Consider the problem

\[\begin{split} \begin{aligned} f^* = \min &\quad x_1^2 - x_2\\ \text{s.t.} &\quad x_1-x_2^2 = 0, \end{aligned} \end{split}\]

Find the optimal solution by replacing \(x_1\) with \(x_2^2\) and making the objective a single variable function. What is the optimal value \(f^*\)? (Note \(f^*\) is the minimimal value of the objection function \(f(x_1,x_2) = x_1^2-x_2\), not the point \(x_1,x_2\) that achieves the minimum.)
Now solve the problem using duality:

a. Write down the Lagrangian.

b. What is \(\nabla_{x_1,x_2} L(x_1,x_2,\mu)\)? When is \(\nabla_{x_1,x_2} L(x_1,x_2,\mu) = 0\)?

c. Write a formula for \(q(\mu) = \min_{x_1,x_2} L(x_1,x_2,\mu)\) in terms of \(\mu\).

d. What value of \(\mu\) maximizes \(q(\mu)\)?

e. What is the optimal dual value \(q^* = \max_\mu q(\mu)\)?
We know from the weak duality theorem that \(q^* \leq f^*\). Is the bound tight for this problem? That is, do we have \(q^* = f^*\) in this problem?

Worksheet 12-1: Q2#

Consider the problem

\[\begin{split} \begin{aligned} \min &\quad x_1^2 - x_2\\ \text{s.t.} &\quad x_2^2 \leq 0, \end{aligned} \end{split}\]
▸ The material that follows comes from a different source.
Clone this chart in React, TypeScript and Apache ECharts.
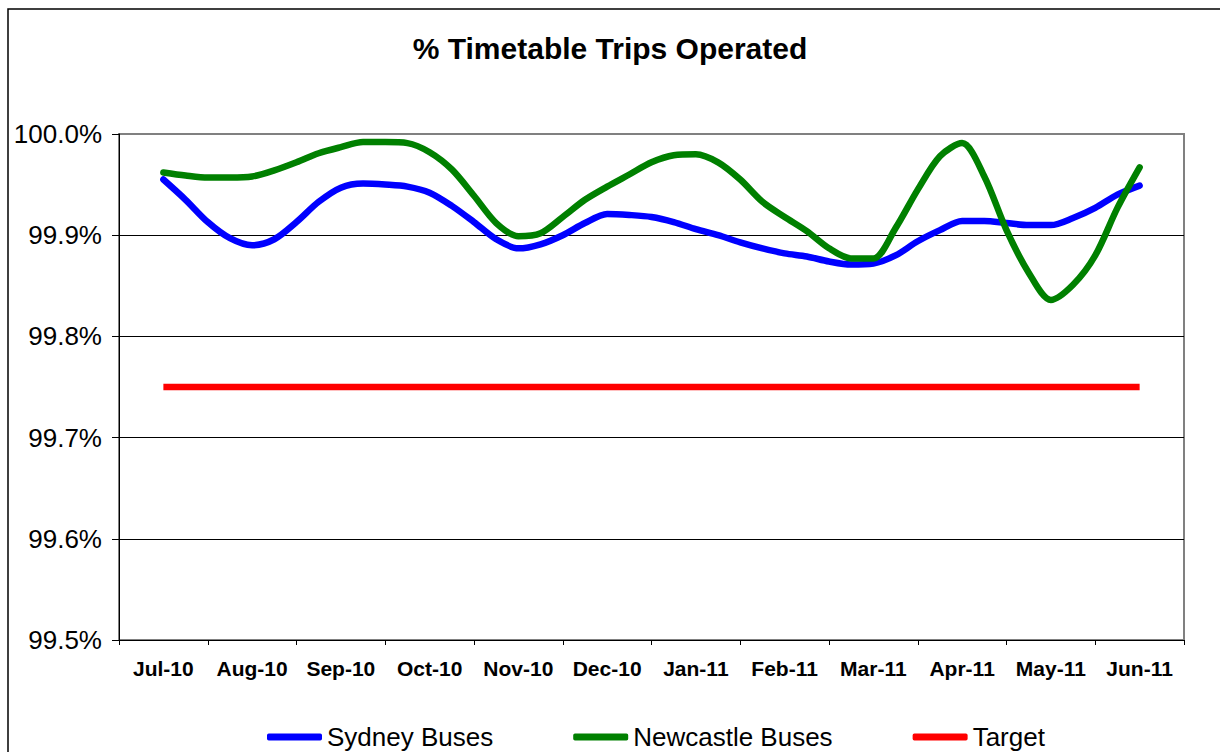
import React, { useEffect, useRef } from 'react';
import * as echarts from 'echarts';

const FONT = '"Liberation Sans", Arial, Helvetica, sans-serif';

const months = ['Jul-10', 'Aug-10', 'Sep-10', 'Oct-10', 'Nov-10', 'Dec-10', 'Jan-11', 'Feb-11', 'Mar-11', 'Apr-11', 'May-11', 'Jun-11'];

// sample positions, in months from Jul-10
const positions = [
  0, 0.25, 0.5, 0.75, 1, 1.25, 1.5, 1.75, 2, 2.25, 2.5, 2.75,
  3, 3.25, 3.5, 3.75, 4, 4.25, 4.5, 4.75, 5, 5.25, 5.5, 5.75,
  6, 6.25, 6.5, 6.75, 7, 7.25, 7.5, 7.75, 8, 8.25, 8.5, 8.75,
  9, 9.25, 9.5, 9.75, 10, 10.25, 10.5, 10.75, 11,
];

const sydney = [
  99.955, 99.935, 99.913, 99.897, 99.890, 99.896, 99.913, 99.933, 99.947, 99.951, 99.950, 99.948,
  99.942, 99.929, 99.913, 99.896, 99.887, 99.891, 99.900, 99.912, 99.921, 99.920, 99.918, 99.913,
  99.906, 99.900, 99.893, 99.887, 99.882, 99.879, 99.874, 99.871, 99.872, 99.880, 99.894, 99.905,
  99.914, 99.914, 99.912, 99.910, 99.910, 99.917, 99.927, 99.940, 99.949,
];

const newcastle = [
  99.962, 99.959, 99.957, 99.957, 99.958, 99.964, 99.972, 99.981, 99.987, 99.992, 99.992, 99.991,
  99.982, 99.965, 99.939, 99.912, 99.899, 99.902, 99.918, 99.935, 99.948, 99.960, 99.972, 99.979,
  99.980, 99.972, 99.955, 99.933, 99.918, 99.904, 99.887, 99.877, 99.877, 99.907, 99.945, 99.978,
  99.991, 99.958, 99.905, 99.863, 99.836, 99.851, 99.880, 99.927, 99.967,
];

const targetPositions = [0, 11];
const target = [99.75, 99.75];

const yTicks = { min: 99.5, max: 100, interval: 0.1 };

export default function App() {
  const ref = useRef<HTMLDivElement>(null);

  useEffect(() => {
    const chart = echarts.init(ref.current as HTMLDivElement, null, { renderer: 'svg' });
    const pair = (xs: number[], ys: number[]) => xs.map((x, i) => [x, ys[i]]);
    chart.setOption({
      animation: false,
      backgroundColor: '#ffffff',
      title: {
        text: '% Timetable Trips Operated',
        left: 'center',
        top: 33,
        padding: [0, 0, 0, 14],
        textStyle: { fontFamily: FONT, fontSize: 30, fontWeight: 'bold', color: '#000' },
      },
      grid: {
        left: 119,
        right: 36,
        top: 134,
        bottom: 112,
        show: true,
        borderColor: '#808080',
        borderWidth: 2,
        backgroundColor: 'transparent',
      },
      legend: {
        left: 267,
        top: 724,
        padding: 0,
        itemWidth: 55,
        itemHeight: 7,
        itemGap: 80,
        icon: 'roundRect',
        textStyle: { fontFamily: FONT, fontSize: 26, color: '#000' },
        data: ['Sydney Buses', 'Newcastle Buses', 'Target'],
      },
      xAxis: [
        {
          type: 'category',
          data: months,
          boundaryGap: true,
          axisLine: { lineStyle: { color: '#000', width: 1 } },
          axisTick: { show: true, length: 5, lineStyle: { color: '#000' } },
          axisLabel: {
            interval: 0,
            fontFamily: FONT,
            fontSize: 21,
            fontWeight: 'bold',
            color: '#000',
            margin: 18,
          },
          splitLine: { show: false },
        },
        { type: 'value', min: -0.5, max: 11.5, show: false },
      ],
      yAxis: {
        type: 'value',
        min: yTicks.min,
        max: yTicks.max,
        interval: yTicks.interval,
        axisLine: { show: true, onZero: false, lineStyle: { color: '#000', width: 1 } },
        axisTick: { show: true, length: 7, lineStyle: { color: '#000' } },
        axisLabel: {
          formatter: (v: number) => v.toFixed(1) + '%',
          fontFamily: FONT,
          fontSize: 26,
          color: '#000',
          margin: 17,
        },
        splitLine: {
          show: true,
          lineStyle: { color: ['#000', '#000', '#000', '#000', '#000', '#808080'], width: 1 },
        },
      },
      graphic: [
        {
          type: 'rect',
          silent: true,
          shape: { x: 8, y: 9, width: 1400, height: 900 },
          style: { fill: 'none', stroke: '#000', lineWidth: 1.5 },
        },
      ],
      series: [
        {
          name: 'Sydney Buses',
          type: 'line',
          xAxisIndex: 1,
          data: pair(positions, sydney),
          showSymbol: false,
          smooth: 0.3,
          lineStyle: { color: '#0000ff', width: 6.5, cap: 'round', join: 'round' },
          itemStyle: { color: '#0000ff' },
        },
        {
          name: 'Newcastle Buses',
          type: 'line',
          xAxisIndex: 1,
          data: pair(positions, newcastle),
          showSymbol: false,
          smooth: 0.3,
          lineStyle: { color: '#008000', width: 6.5, cap: 'round', join: 'round' },
          itemStyle: { color: '#008000' },
        },
        {
          name: 'Target',
          type: 'line',
          xAxisIndex: 1,
          data: pair(targetPositions, target),
          showSymbol: false,
          lineStyle: { color: '#ff0000', width: 6.5 },
          itemStyle: { color: '#ff0000' },
        },
      ],
    });
    return () => chart.dispose();
  }, []);

  return (
    <div
      ref={ref}
      style={{ position: 'fixed', left: 0, top: 0, width: 1220, height: 752, background: '#fff' }}
    />
  );
}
Find the optimal solution by reducing the problem to a single variable unconstrained optimization problem without using duality.
Write down the Lagrangian.
Obtain the dual objective function \(q(\lambda)=\min_{x_1,x_2} L(x_1,x_2,\lambda)\). Note that you will need to consider the two cases: \(\lambda=0\) and \(\lambda>0\). This means your objective function will be a piece-wise function.
What is \(q^* = \max_{\lambda \geq 0} q(\lambda)\)?
Is the bound from the weak duality theorem tight for this problem? That is, do we have \(q^* = f^*\) in this problem?

Worksheet 12-1: Q3#

\[\begin{split} \begin{aligned} \text{(P)}\quad \min_{(x,y)} \; & x^2+y^2 \\ \text{s.t.} \; & 1 - x^4 \le 0 \end{aligned} \end{split}\]

Using the desmos plot, what do you think the optimal solution \(f^*\) is?
Now solve the problem using duality:

a. Write down the Lagrangian.

b. In a different Desmos plot from above, plot the Lagrangian as a function of \(x\) and \(y\) using a slider bar for different values of \(\lambda \geq 0\). What do you observe? What does this suggest about the dual function \(q(\lambda) = \min_{x,y} L(x,y,\lambda)\)? What is \(q^* = \max_\lambda q(\lambda)\)?

For an additional challenge, can you justify your observation without using Desmos?
Based on what you found above, is the bound from the weak duality theorem tight for this problem? That is, do we have \(q^* = f^*\) in this problem?